Loulé | 30 de maio | Cineteatro Louletano
A habitação ou a falta dela, através de fotografias, humor, ironia, música e três atores em palco, dá corpo a «Diário de uma República III», espetáculo da companhia Amarelo Silvestre a estrear em maio, em que «a casa morreu».
“Tu podes até dispensar uma refeição. Ou duas ou três. Mas de uma casa tu não podes abdicar, nem que seja um cartão para te protegeres do vento. Se há coisa essencial é uma casa ou um sítio a que possas chamar casa”, disse à agência Lusa o ator Fernando Giestas, codiretor da companhia de teatro Amarelo Silvestre.
Fernando Giestas sobe a palco na companhia de Rafaela Santos e Daniel Teixeira Pinto e, em conjunto, assumem-se como “um coro, o coro mais pequeno do mundo” que, ao longo da peça, se vai 'desmembrando' em várias personagens, para se reunirem de novo e retomarem as vozes ampliadas do coro.
No ensaio geral de "Diário de uma República III - A casa morreu", que contou com a presença da agência Lusa, foi possível assistir a um trio de atores que constrói e desconstrói um lar e que rapidamente transporta o público de lugar.
Os três são um casal e um jovem “inquilino”, um artista que, por ser artista, “parece que pode dormir num qualquer quarto, pelo menos é assim que as pessoas entendem, que os artistas são aquele tipo de gente que aceita qualquer espaço” para viver.
Tão depressa estão no interior de uma casa como numa reunião de condomínio a questionarem-se sobre os problemas da habitação, num qualquer comício político a ouvir promessas de que o problema vai ser resolvido, ou numa manifestação - porque o problema não é resolvido -, com cartazes onde pode ler-se, entre outras palavras de ordem, “quem casa quer casa”, “privaram-nos da cidade” ou, simplesmente, “a-casa-lar”, remetendo o público para diferentes reflexões.
Um jogo de palavras é possível ouvir-se ao longo do texto que tem tanto de humor como de irónico e reivindicativo. Levanta questões, impõe reflexão e ainda tem espaço para um outro jogo inevitável, na abordagem do problema - o do Monopólio.
“A vida real é mesmo isso, um jogo, porque mesmo que se esteja contra o capitalismo tu acabas por ter de entrar no sistema e cumprir as regras, mesmo que acabes por alimentar o inimigo”, indicou Fernando Giestas.
No seu entender, o cidadão pode “até ter espírito crítico e estar de uma forma crítica, mas a verdade é que entra no jogo e tem de aceitar as regras, mesmo que tente mudar algumas, o que é sempre muito difícil”.

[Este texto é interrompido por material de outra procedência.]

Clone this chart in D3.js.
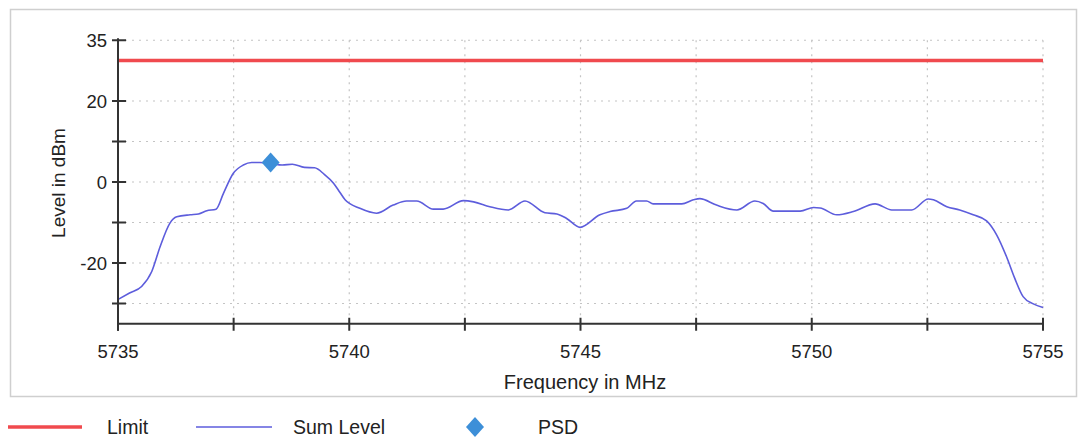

Ao longo de pouco mais de uma hora, nesta criação coletiva, há ainda uns “telefonemas” ao Júlio - um agente imobiliário de Canas de Senhorim, “muito famoso” na freguesia que acolhe a morada da Amarelo Silvestre, no concelho de Nelas, distrito de Viseu - e que “sabe sempre tudo e resolve tudo”, apesar de, “aparentemente, não haver solução".
"Tudo é uma questão de dinheiro”, mesmo que o inquilino “simplesmente” não queira uma garagem para estar - “porque [afinal] nem tudo é dinheiro” - e “só queira um caminho para andar e esperança” para viver.
Em “A casa morreu” é retratado o “diário de uma República” portuguesa, o dia-a-dia de uma família de classe média e de diferentes classes profissionais que exigem mobilidade e são mais voláteis na sua morada.
A instabilidade é demonstrada - como a de quem dorme numa chamada “cama quente”, em que os cidadãos pagam para descansar umas horas, num colchão que vai rodando ao longo do dia com diferentes pessoas, que a Amarelo Silvestre também retrata em palco.
Em fundo, vão sendo projetadas fotografias sempre de algum modo relacionadas com as situações e as suas personagens. E há a música que “o coro” vai lançando ao longo do espetáculo, com a colaboração do coro Canto e Encanto.
A Amarelo Silvestre vai fazer a antestreia de "Diário de uma República III - A casa morreu", em Canas de Senhorim, “em casa, para a comunidade” que os acolhe, no penúltimo fim e semana de maio, como faz regularmente. Depois irá rumar a Loulé, no Algarve, para a estreia em 30 de maio, no Cineteatro Louletano.
Em julho, nos dias 7, 9 e 11, "Diário de uma República III - A casa morreu" estará em cena no Festival de Almada.